While most of us are concentrating our fire on the costs and bureaucracy that Waxman-Markey entails, no one has noticed one salient political fact: Had the Bush administration and the GOP Congress proposed the current language back in, say, 2005, all of the leading green groups would have vehemently opposed it as an ineffective sellout to corporate interests. (See, for example, the latest estimate from the Breakthrough Institute that Waxman-Markey will only reduce GHG emissions by about 0.5 percent by 2020.) But the greens are so in-the-bag for Obama and Pelosi, and so desperate to pass something — anything — before Copenhagen in December, that they’re willing to become shameless hypocrites.
Someone over at Mother Jones magazine noticed. Although a bit convoluted, some of this assessment is dead-on:
To be successful, a market-based strategy must raise the price of carbon sufficiently to change corporate and personal behavior. But the bill clearly demonstrates the lack of political will in Washington to impose such a dramatic price increase. Indeed, the bill explicitly notes that the purpose for rewarding free allowances in such enormous quantities is to mitigate price increases. . .
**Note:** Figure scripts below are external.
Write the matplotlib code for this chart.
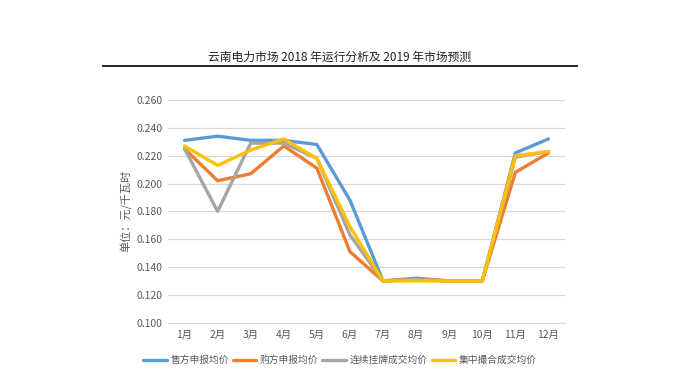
import matplotlib
matplotlib.use("Agg")
import matplotlib.pyplot as plt
from matplotlib.lines import Line2D

plt.rcParams['font.family'] = ['Noto Sans CJK SC', 'DejaVu Sans']

months = ['1月', '2月', '3月', '4月', '5月', '6月', '7月', '8月', '9月', '10月', '11月', '12月']
seller = [0.231, 0.234, 0.231, 0.231, 0.228, 0.188, 0.130, 0.131, 0.130, 0.130, 0.222, 0.232]
buyer = [0.225, 0.202, 0.207, 0.227, 0.211, 0.151, 0.130, 0.132, 0.130, 0.130, 0.208, 0.222]
listing = [0.225, 0.180, 0.229, 0.229, 0.218, 0.163, 0.130, 0.131, 0.130, 0.130, 0.219, 0.223]
matching = [0.227, 0.213, 0.224, 0.232, 0.218, 0.169, 0.130, 0.130, 0.130, 0.130, 0.220, 0.223]
series_names = ['售方申报均价', '购方申报均价', '连续挂牌成交均价', '集中撮合成交均价']
yticks = [0.100, 0.120, 0.140, 0.160, 0.180, 0.200, 0.220, 0.240, 0.260]

colors = ['#5B9BD5', '#ED7D31', '#A5A5A5', '#FFC000']

fig = plt.figure(figsize=(6.8, 3.8), dpi=100)
fig.patch.set_facecolor('white')

# title and rule
fig.text(0.5, 1 - 57 / 380, '云南电力市场 2018 年运行分析及 2019 年市场预测',
         ha='center', va='center', fontsize=8.5, color='#222222')
fig.add_artist(Line2D([103 / 680, 577 / 680], [1 - 66 / 380, 1 - 66 / 380],
                      color='#111111', linewidth=1.3))

ax = fig.add_axes([168 / 680, 1 - 322.7 / 380, 397 / 680, 222.7 / 380])
x = list(range(len(months)))
for vals, c, name in zip([seller, buyer, listing, matching], colors, series_names):
    ax.plot(x, vals, color=c, linewidth=2.4, label=name, solid_capstyle='round')

ax.set_xlim(-0.5, len(months) - 0.5)
ax.set_ylim(0.100, 0.260)
ax.set_yticks(yticks)
ax.set_yticklabels([f'{v:.3f}' for v in yticks])
ax.set_xticks(x)
ax.set_xticklabels(months)
ax.grid(axis='y', color='#D9D9D9', linewidth=0.9)
ax.set_axisbelow(True)
for s in ['top', 'right', 'left']:
    ax.spines[s].set_visible(False)
ax.spines['bottom'].set_color('#D9D9D9')
ax.tick_params(axis='both', length=0, labelsize=7.5, colors='#595959')
ax.tick_params(axis='y', pad=4)
ax.tick_params(axis='x', pad=5)
ax.set_ylabel('单位：元/千瓦时', fontsize=8, color='#595959', labelpad=3)

fig.legend(loc='center', bbox_to_anchor=(0.5, 1 - 360 / 380), ncol=4, frameon=False,
           fontsize=7, labelcolor='#595959', handlelength=2.4, columnspacing=0.4,
           handletextpad=0.4)

fig.savefig('out.png', dpi=100, facecolor='white')
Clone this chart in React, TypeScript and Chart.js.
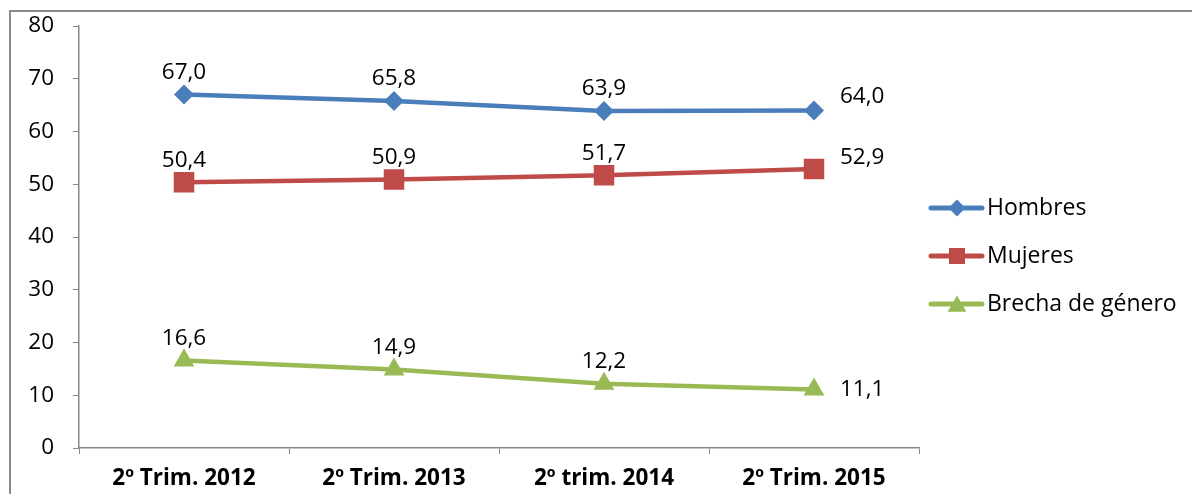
import React, { useEffect, useRef } from "react";
import { Chart, registerables } from "chart.js";

Chart.register(...registerables);

const categories = ["2º Trim. 2012", "2º Trim. 2013", "2º trim. 2014", "2º Trim. 2015"];
const hombres = [67.0, 65.8, 63.9, 64.0];
const mujeres = [50.4, 50.9, 51.7, 52.9];
const brecha = [16.6, 14.9, 12.2, 11.1];
const seriesNames = ["Hombres", "Mujeres", "Brecha de género"];
const seriesColors = ["#4A7EBB", "#BE4B48", "#98B954"];
const lastLabelOffsets = [-14, -11, 0];

const FONT = "'Open Sans', sans-serif";

function drawMarker(ctx: CanvasRenderingContext2D, kind: number, x: number, y: number, s: number) {
  ctx.beginPath();
  if (kind === 0) {
    ctx.moveTo(x - s, y);
    ctx.lineTo(x, y - s);
    ctx.lineTo(x + s, y);
    ctx.lineTo(x, y + s);
  } else if (kind === 1) {
    ctx.rect(x - s, y - s, 2 * s, 2 * s);
  } else {
    ctx.moveTo(x, y - s);
    ctx.lineTo(x + s * 1.1, y + s * 0.9);
    ctx.lineTo(x - s * 1.1, y + s * 0.9);
  }
  ctx.closePath();
  ctx.fill();
}

const overlayPlugin = {
  id: "overlay",
  afterDatasetsDraw(chart: any) {
    const ctx: CanvasRenderingContext2D = chart.ctx;
    ctx.save();
    ctx.font = `22.5px ${FONT}`;
    ctx.fillStyle = "#000";
    ctx.textBaseline = "middle";
    chart.data.datasets.forEach((ds: any, di: number) => {
      const meta = chart.getDatasetMeta(di);
      meta.data.forEach((pt: any, i: number) => {
        const txt = ds.data[i].toFixed(1).replace(".", ",");
        if (i === ds.data.length - 1) {
          ctx.textAlign = "left";
          ctx.fillText(txt, pt.x + 26, pt.y + lastLabelOffsets[di]);
        } else {
          ctx.textAlign = "center";
          ctx.fillText(txt, pt.x, pt.y - 22);
        }
      });
    });
    // legend
    const legendY = [208, 256, 304];
    seriesNames.forEach((name, i) => {
      const y = legendY[i];
      ctx.strokeStyle = seriesColors[i];
      ctx.fillStyle = seriesColors[i];
      ctx.lineWidth = 5;
      ctx.lineCap = "round";
      ctx.beginPath();
      ctx.moveTo(931, y);
      ctx.lineTo(982, y);
      ctx.stroke();
      drawMarker(ctx, i, 957, y, i === 1 ? 8 : 8.5);
      ctx.fillStyle = "#000";
      ctx.textAlign = "left";
      ctx.font = `23px ${FONT}`;
      ctx.fillText(name, 987, y);
    });
    // outer border
    ctx.strokeStyle = "#8a8a8a";
    ctx.lineWidth = 2;
    ctx.lineCap = "butt";
    ctx.beginPath();
    ctx.moveTo(10, 494);
    ctx.lineTo(10, 11);
    ctx.lineTo(1192, 11);
    ctx.stroke();
    ctx.restore();
  },
};

export default function App() {
  const ref = useRef<HTMLCanvasElement>(null);
  useEffect(() => {
    if (!ref.current) return;
    const mk = (i: number, data: number[], style: string, radius: number) => ({
      label: seriesNames[i],
      data,
      borderColor: seriesColors[i],
      backgroundColor: seriesColors[i],
      borderWidth: 4.5,
      pointStyle: style,
      pointRadius: radius,
      pointHoverRadius: radius,
      pointBorderWidth: 0,
      pointBackgroundColor: seriesColors[i],
      tension: 0,
    });
    const chart = new Chart(ref.current, {
      type: "line",
      data: {
        labels: categories,
        datasets: [
          mk(0, hombres, "rectRot", 10),
          mk(1, mujeres, "rect", 14.5),
          mk(2, brecha, "triangle", 12),
        ],
      },
      options: {
        animation: false,
        responsive: false,
        maintainAspectRatio: false,
        layout: { padding: { top: 26, right: 273, left: 0, bottom: 0 } },
        plugins: { legend: { display: false }, tooltip: { enabled: false } },
        scales: {
          x: {
            offset: true,
            grid: { offset: true, drawOnChartArea: false, drawTicks: true, tickLength: 6, color: "#888" },
            border: { color: "#888", width: 1.5 },
            ticks: { color: "#000", font: { family: FONT, size: 22.5, weight: "bold" }, padding: 11, maxRotation: 0 },
            afterFit: (s: any) => {
              s.height = 46;
              s.paddingLeft = 0;
              s.paddingRight = 0;
            },
          },
          y: {
            min: 0,
            max: 80,
            ticks: { stepSize: 10, color: "#000", font: { family: FONT, size: 22.5 }, padding: 19 },
            grid: { drawOnChartArea: false, drawTicks: true, tickLength: 6, color: "#888" },
            border: { color: "#888", width: 1.5 },
            afterFit: (s: any) => {
              s.width = 79;
              s.paddingTop = 0;
              s.paddingBottom = 0;
            },
          },
        },
      },
      plugins: [overlayPlugin],
    });
    return () => chart.destroy();
  }, []);
  return (
    <div style={{ position: "absolute", left: 0, top: 0, width: 1192, height: 494, background: "#fff" }}>
      <canvas ref={ref} width={1192} height={494} style={{ display: "block", width: 1192, height: 494 }} />
    </div>
  );
}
Most environmental leaders and Democratic Party officials argue that we should support this bill no matter how imperfect because it represents an important, small step forward. Strip it of its cap-and-trade provisions and I would agree. Retain the cap-and-trade provisions and I see it as a giant step backward that may well hobble further progress in federal efforts to combat climate change for years to come.